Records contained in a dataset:

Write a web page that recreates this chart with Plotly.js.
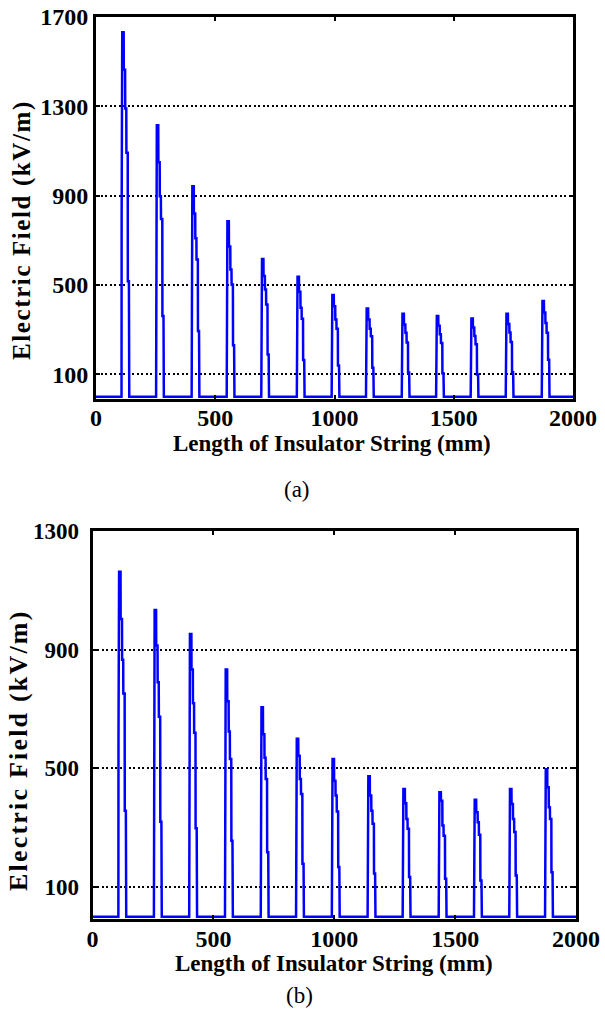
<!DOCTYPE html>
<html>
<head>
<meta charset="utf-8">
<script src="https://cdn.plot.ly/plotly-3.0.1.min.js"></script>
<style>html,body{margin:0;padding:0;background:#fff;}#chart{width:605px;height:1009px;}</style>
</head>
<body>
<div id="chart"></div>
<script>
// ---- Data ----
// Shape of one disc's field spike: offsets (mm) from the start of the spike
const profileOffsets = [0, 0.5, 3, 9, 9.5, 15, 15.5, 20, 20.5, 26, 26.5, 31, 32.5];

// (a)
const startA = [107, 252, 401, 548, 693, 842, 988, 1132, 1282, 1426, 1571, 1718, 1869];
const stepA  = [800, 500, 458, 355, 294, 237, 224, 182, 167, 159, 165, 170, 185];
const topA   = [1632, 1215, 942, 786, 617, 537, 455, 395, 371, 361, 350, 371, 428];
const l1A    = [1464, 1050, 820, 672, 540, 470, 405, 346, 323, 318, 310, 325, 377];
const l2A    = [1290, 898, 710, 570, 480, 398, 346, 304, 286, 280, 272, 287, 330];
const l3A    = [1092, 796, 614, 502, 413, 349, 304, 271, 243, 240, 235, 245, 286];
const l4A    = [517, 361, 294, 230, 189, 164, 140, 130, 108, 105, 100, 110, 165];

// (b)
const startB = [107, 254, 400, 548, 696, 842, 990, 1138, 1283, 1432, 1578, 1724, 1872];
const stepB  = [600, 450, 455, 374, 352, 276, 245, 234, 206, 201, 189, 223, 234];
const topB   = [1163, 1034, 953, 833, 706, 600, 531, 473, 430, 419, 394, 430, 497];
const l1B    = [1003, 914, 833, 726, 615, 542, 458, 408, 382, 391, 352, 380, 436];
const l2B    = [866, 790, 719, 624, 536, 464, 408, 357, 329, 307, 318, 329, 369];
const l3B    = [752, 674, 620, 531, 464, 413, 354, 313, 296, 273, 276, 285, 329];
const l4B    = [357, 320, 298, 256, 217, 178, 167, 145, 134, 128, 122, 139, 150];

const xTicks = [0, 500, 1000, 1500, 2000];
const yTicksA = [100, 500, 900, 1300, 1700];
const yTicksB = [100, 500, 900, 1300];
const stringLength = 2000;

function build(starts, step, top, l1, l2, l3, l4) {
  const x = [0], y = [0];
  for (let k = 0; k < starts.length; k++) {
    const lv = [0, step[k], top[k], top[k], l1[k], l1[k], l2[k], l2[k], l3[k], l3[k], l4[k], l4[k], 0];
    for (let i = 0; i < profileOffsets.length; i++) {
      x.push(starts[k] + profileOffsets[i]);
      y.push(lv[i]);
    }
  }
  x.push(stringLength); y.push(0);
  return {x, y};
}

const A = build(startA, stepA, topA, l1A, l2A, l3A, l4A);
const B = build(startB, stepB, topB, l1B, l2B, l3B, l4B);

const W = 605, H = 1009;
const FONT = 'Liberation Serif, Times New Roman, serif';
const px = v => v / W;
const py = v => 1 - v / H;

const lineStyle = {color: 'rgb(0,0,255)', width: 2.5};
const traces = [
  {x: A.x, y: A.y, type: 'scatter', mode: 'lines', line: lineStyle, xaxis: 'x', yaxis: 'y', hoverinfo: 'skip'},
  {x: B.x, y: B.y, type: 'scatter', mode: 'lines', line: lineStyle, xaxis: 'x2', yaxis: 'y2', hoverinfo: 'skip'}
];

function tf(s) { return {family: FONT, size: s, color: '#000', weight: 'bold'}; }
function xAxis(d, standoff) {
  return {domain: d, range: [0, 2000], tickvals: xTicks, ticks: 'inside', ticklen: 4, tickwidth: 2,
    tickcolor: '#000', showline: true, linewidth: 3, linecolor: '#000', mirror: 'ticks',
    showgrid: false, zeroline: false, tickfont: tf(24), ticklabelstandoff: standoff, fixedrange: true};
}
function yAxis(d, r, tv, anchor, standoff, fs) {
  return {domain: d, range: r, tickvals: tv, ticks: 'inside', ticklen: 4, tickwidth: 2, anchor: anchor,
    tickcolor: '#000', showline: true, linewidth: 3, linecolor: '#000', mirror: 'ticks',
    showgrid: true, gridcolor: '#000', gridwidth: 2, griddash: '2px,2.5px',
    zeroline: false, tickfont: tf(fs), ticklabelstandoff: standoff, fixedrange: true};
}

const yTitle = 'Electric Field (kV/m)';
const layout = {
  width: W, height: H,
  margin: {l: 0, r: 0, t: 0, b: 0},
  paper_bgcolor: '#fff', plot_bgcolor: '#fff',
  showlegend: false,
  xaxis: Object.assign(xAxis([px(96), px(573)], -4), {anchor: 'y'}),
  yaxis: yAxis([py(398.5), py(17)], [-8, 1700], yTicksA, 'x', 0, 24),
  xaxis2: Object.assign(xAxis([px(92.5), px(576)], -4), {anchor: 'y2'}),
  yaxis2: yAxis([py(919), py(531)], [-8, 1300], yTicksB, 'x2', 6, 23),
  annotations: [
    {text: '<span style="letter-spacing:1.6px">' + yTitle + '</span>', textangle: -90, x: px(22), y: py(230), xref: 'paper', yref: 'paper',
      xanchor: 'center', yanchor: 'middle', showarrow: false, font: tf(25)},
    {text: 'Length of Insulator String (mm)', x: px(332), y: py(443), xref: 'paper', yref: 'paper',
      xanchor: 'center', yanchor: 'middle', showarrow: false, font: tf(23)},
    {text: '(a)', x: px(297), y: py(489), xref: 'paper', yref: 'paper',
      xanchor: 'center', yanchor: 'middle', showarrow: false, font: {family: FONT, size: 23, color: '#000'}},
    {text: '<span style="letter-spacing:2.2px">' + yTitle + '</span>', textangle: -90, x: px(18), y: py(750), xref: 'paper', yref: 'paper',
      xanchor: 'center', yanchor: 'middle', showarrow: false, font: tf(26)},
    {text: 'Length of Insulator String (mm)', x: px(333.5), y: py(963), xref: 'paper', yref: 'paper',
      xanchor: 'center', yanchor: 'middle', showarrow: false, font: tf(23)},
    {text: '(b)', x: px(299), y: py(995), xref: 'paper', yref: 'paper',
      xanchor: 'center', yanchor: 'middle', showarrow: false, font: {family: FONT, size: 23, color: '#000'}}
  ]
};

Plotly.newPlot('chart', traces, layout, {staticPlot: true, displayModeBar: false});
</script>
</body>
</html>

--

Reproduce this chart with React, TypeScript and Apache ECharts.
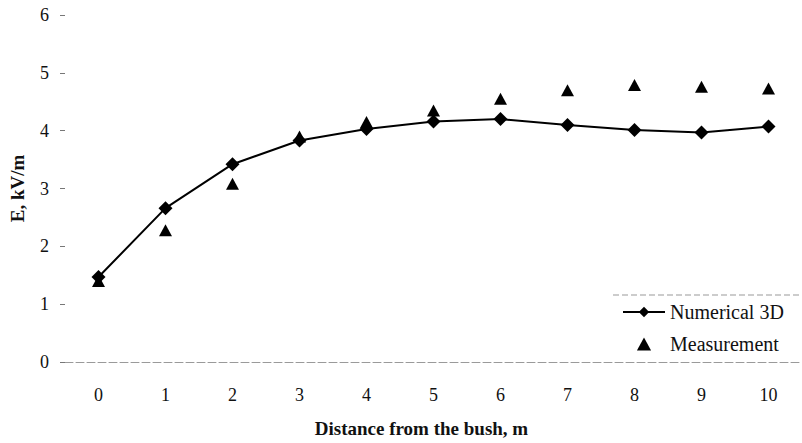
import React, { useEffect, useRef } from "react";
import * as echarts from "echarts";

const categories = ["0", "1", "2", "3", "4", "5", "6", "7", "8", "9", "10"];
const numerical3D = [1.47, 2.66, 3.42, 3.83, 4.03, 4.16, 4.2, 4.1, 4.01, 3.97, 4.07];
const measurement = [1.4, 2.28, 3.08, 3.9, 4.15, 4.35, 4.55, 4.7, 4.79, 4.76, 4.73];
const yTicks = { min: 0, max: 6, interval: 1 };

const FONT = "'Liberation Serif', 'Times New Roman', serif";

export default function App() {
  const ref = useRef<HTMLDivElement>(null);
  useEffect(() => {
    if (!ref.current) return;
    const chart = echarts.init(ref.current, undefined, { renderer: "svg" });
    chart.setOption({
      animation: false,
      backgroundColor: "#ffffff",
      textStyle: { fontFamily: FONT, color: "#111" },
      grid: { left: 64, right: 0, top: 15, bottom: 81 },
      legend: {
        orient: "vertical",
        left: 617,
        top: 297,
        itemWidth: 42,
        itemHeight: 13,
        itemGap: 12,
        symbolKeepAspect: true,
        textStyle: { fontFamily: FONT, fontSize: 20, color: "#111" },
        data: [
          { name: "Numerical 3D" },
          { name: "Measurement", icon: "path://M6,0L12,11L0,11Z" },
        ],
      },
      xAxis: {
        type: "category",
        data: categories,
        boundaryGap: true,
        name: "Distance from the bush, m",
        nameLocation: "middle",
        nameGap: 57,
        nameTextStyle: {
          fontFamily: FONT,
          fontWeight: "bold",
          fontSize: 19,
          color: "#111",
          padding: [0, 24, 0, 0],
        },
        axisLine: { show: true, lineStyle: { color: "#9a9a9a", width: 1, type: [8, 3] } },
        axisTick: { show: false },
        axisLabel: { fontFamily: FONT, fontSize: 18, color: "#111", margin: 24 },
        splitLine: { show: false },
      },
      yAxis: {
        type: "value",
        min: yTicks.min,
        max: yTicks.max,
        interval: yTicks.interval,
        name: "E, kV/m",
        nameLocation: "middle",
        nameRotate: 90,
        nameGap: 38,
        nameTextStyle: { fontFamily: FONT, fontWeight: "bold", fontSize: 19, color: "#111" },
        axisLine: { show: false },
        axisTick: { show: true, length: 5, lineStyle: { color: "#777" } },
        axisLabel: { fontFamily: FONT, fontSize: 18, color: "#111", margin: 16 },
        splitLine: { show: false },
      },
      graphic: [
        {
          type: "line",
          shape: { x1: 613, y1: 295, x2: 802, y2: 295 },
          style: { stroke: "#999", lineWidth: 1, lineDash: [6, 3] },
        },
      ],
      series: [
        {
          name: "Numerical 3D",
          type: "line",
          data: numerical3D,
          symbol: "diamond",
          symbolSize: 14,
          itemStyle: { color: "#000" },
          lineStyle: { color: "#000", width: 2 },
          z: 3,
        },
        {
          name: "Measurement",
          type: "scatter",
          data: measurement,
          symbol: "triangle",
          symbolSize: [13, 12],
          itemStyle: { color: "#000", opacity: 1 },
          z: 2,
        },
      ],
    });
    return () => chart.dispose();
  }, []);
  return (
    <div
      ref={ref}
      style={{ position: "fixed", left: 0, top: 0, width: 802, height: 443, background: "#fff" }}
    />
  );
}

- _Problem to work on_
Extract exactly the lines running from the line containing "Reproduce this chart" to the line containing "Serif', 'Times New", with both end lines included and all pictures left out.

- _Expected output_
Reproduce this chart with React, TypeScript and Apache ECharts.
import React, { useEffect, useRef } from "react";
import * as echarts from "echarts";

const categories = ["0", "1", "2", "3", "4", "5", "6", "7", "8", "9", "10"];
const numerical3D = [1.47, 2.66, 3.42, 3.83, 4.03, 4.16, 4.2, 4.1, 4.01, 3.97, 4.07];
const measurement = [1.4, 2.28, 3.08, 3.9, 4.15, 4.35, 4.55, 4.7, 4.79, 4.76, 4.73];
const yTicks = { min: 0, max: 6, interval: 1 };

const FONT = "'Liberation Serif', 'Times New Roman', serif";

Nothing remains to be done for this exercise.